Code that draws figures:
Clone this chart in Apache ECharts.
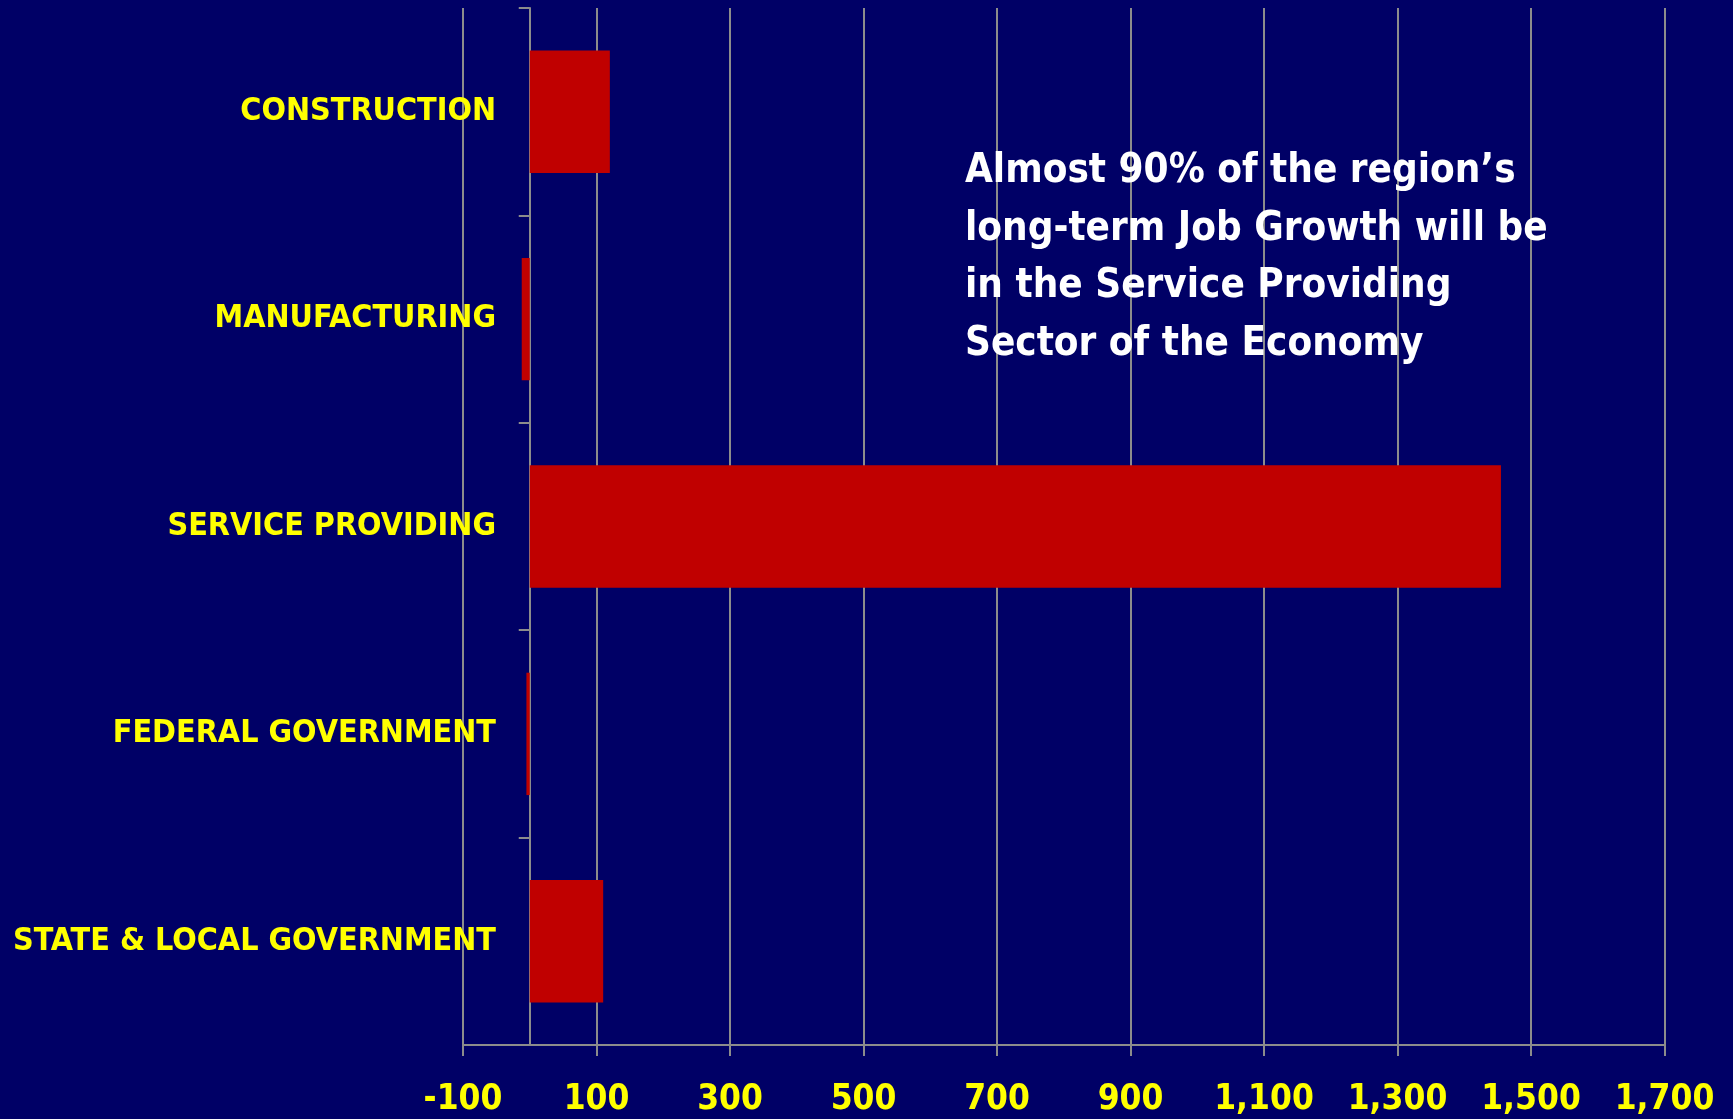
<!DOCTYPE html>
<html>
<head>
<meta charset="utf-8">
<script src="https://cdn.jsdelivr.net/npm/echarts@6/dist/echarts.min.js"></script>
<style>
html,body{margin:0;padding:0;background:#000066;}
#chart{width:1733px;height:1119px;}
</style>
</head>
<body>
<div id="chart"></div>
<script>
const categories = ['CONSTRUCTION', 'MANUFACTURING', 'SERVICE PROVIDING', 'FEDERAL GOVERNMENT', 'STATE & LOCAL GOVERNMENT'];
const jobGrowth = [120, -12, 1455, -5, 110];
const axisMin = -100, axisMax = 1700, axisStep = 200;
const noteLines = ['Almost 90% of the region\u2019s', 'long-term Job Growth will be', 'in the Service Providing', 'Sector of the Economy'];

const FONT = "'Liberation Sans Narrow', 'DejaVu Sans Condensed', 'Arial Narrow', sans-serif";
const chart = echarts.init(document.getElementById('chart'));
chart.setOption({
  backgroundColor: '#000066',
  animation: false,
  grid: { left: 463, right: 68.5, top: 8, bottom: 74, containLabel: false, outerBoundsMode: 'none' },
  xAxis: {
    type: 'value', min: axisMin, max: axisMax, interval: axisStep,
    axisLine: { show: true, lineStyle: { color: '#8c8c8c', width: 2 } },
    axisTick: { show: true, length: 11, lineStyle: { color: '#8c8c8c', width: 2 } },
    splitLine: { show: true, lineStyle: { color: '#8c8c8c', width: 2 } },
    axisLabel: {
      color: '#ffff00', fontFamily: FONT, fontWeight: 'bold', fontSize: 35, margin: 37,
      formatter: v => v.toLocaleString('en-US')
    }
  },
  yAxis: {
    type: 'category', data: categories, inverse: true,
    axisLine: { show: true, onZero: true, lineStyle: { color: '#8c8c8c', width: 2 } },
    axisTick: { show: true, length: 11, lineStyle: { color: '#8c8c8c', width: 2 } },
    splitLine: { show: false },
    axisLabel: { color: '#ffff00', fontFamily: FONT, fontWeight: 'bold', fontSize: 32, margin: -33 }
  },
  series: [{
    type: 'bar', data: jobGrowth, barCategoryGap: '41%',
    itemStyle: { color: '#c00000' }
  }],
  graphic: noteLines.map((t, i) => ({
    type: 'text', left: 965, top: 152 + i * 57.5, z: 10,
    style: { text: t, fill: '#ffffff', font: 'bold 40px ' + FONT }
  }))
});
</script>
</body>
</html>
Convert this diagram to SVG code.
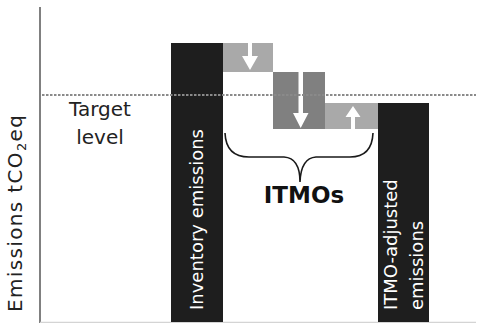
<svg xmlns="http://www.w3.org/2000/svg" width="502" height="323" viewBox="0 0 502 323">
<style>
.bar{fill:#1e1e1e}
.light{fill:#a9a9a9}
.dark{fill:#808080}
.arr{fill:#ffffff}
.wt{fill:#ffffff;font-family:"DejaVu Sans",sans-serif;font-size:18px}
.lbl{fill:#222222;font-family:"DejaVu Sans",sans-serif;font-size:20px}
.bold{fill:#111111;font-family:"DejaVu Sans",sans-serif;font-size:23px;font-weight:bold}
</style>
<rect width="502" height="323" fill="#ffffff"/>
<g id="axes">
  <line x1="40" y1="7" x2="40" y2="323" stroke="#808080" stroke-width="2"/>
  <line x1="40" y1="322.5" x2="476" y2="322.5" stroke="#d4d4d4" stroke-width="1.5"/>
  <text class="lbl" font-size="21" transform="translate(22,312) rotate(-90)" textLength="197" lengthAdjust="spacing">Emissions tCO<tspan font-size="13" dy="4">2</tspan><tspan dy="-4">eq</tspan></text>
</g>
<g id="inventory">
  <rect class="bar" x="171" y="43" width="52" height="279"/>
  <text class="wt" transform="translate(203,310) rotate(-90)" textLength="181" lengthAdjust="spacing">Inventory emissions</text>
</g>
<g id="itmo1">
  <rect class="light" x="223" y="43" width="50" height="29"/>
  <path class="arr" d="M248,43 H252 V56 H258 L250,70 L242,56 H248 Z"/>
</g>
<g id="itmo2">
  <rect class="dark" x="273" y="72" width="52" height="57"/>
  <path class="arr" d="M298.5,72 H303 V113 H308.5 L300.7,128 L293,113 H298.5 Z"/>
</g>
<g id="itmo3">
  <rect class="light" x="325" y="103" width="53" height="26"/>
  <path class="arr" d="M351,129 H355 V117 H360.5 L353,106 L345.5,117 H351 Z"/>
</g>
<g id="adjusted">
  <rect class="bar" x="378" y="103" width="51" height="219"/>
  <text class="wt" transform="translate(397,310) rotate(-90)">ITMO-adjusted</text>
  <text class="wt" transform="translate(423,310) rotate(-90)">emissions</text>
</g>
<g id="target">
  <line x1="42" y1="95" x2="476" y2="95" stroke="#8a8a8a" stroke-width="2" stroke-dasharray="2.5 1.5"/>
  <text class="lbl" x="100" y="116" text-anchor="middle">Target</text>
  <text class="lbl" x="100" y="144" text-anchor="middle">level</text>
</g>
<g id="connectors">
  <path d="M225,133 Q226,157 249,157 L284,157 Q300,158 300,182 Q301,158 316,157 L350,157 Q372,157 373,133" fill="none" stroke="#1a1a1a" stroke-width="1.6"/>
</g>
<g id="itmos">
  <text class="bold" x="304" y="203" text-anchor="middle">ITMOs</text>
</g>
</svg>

> _THE TASK_:
Each line of the data should be quoted exactly, with pictures left out.

> _FINAL ANSWER_:
Clone this chart in Apache ECharts.
<!DOCTYPE html>
<html>
<head>
<meta charset="utf-8">
<script src="https://cdn.jsdelivr.net/npm/echarts@6/dist/echarts.min.js"></script>
<style>
html,body{margin:0;padding:0;background:#000066;}
#chart{width:1733px;height:1119px;}
</style>
</head>
<body>
<div id="chart"></div>
<script>
const categories = ['CONSTRUCTION', 'MANUFACTURING', 'SERVICE PROVIDING', 'FEDERAL GOVERNMENT', 'STATE & LOCAL GOVERNMENT'];
const jobGrowth = [120, -12, 1455, -5, 110];
const axisMin = -100, axisMax = 1700, axisStep = 200;
const noteLines = ['Almost 90% of the region\u2019s', 'long-term Job Growth will be', 'in the Service Providing', 'Sector of the Economy'];

const FONT = "'Liberation Sans Narrow', 'DejaVu Sans Condensed', 'Arial Narrow', sans-serif";
const chart = echarts.init(document.getElementById('chart'));
chart.setOption({
  backgroundColor: '#000066',
  animation: false,
  grid: { left: 463, right: 68.5, top: 8, bottom: 74, containLabel: false, outerBoundsMode: 'none' },
  xAxis: {
    type: 'value', min: axisMin, max: axisMax, interval: axisStep,
    axisLine: { show: true, lineStyle: { color: '#8c8c8c', width: 2 } },
    axisTick: { show: true, length: 11, lineStyle: { color: '#8c8c8c', width: 2 } },
    splitLine: { show: true, lineStyle: { color: '#8c8c8c', width: 2 } },
    axisLabel: {
      color: '#ffff00', fontFamily: FONT, fontWeight: 'bold', fontSize: 35, margin: 37,
      formatter: v => v.toLocaleString('en-US')
    }
  },
  yAxis: {
    type: 'category', data: categories, inverse: true,
    axisLine: { show: true, onZero: true, lineStyle: { color: '#8c8c8c', width: 2 } },
    axisTick: { show: true, length: 11, lineStyle: { color: '#8c8c8c', width: 2 } },
    splitLine: { show: false },
    axisLabel: { color: '#ffff00', fontFamily: FONT, fontWeight: 'bold', fontSize: 32, margin: -33 }
  },
  series: [{
    type: 'bar', data: jobGrowth, barCategoryGap: '41%',
    itemStyle: { color: '#c00000' }
  }],
  graphic: noteLines.map((t, i) => ({
    type: 'text', left: 965, top: 152 + i * 57.5, z: 10,
    style: { text: t, fill: '#ffffff', font: 'bold 40px ' + FONT }
  }))
});
</script>
</body>
</html>
Convert this diagram to SVG code.
<svg xmlns="http://www.w3.org/2000/svg" width="502" height="323" viewBox="0 0 502 323">
<style>
.bar{fill:#1e1e1e}
.light{fill:#a9a9a9}
.dark{fill:#808080}
.arr{fill:#ffffff}
.wt{fill:#ffffff;font-family:"DejaVu Sans",sans-serif;font-size:18px}
.lbl{fill:#222222;font-family:"DejaVu Sans",sans-serif;font-size:20px}
.bold{fill:#111111;font-family:"DejaVu Sans",sans-serif;font-size:23px;font-weight:bold}
</style>
<rect width="502" height="323" fill="#ffffff"/>
<g id="axes">
  <line x1="40" y1="7" x2="40" y2="323" stroke="#808080" stroke-width="2"/>
  <line x1="40" y1="322.5" x2="476" y2="322.5" stroke="#d4d4d4" stroke-width="1.5"/>
  <text class="lbl" font-size="21" transform="translate(22,312) rotate(-90)" textLength="197" lengthAdjust="spacing">Emissions tCO<tspan font-size="13" dy="4">2</tspan><tspan dy="-4">eq</tspan></text>
</g>
<g id="inventory">
  <rect class="bar" x="171" y="43" width="52" height="279"/>
  <text class="wt" transform="translate(203,310) rotate(-90)" textLength="181" lengthAdjust="spacing">Inventory emissions</text>
</g>
<g id="itmo1">
  <rect class="light" x="223" y="43" width="50" height="29"/>
  <path class="arr" d="M248,43 H252 V56 H258 L250,70 L242,56 H248 Z"/>
</g>
<g id="itmo2">
  <rect class="dark" x="273" y="72" width="52" height="57"/>
  <path class="arr" d="M298.5,72 H303 V113 H308.5 L300.7,128 L293,113 H298.5 Z"/>
</g>
<g id="itmo3">
  <rect class="light" x="325" y="103" width="53" height="26"/>
  <path class="arr" d="M351,129 H355 V117 H360.5 L353,106 L345.5,117 H351 Z"/>
</g>
<g id="adjusted">
  <rect class="bar" x="378" y="103" width="51" height="219"/>
  <text class="wt" transform="translate(397,310) rotate(-90)">ITMO-adjusted</text>
  <text class="wt" transform="translate(423,310) rotate(-90)">emissions</text>
</g>
<g id="target">
  <line x1="42" y1="95" x2="476" y2="95" stroke="#8a8a8a" stroke-width="2" stroke-dasharray="2.5 1.5"/>
  <text class="lbl" x="100" y="116" text-anchor="middle">Target</text>
  <text class="lbl" x="100" y="144" text-anchor="middle">level</text>
</g>
<g id="connectors">
  <path d="M225,133 Q226,157 249,157 L284,157 Q300,158 300,182 Q301,158 316,157 L350,157 Q372,157 373,133" fill="none" stroke="#1a1a1a" stroke-width="1.6"/>
</g>
<g id="itmos">
  <text class="bold" x="304" y="203" text-anchor="middle">ITMOs</text>
</g>
</svg>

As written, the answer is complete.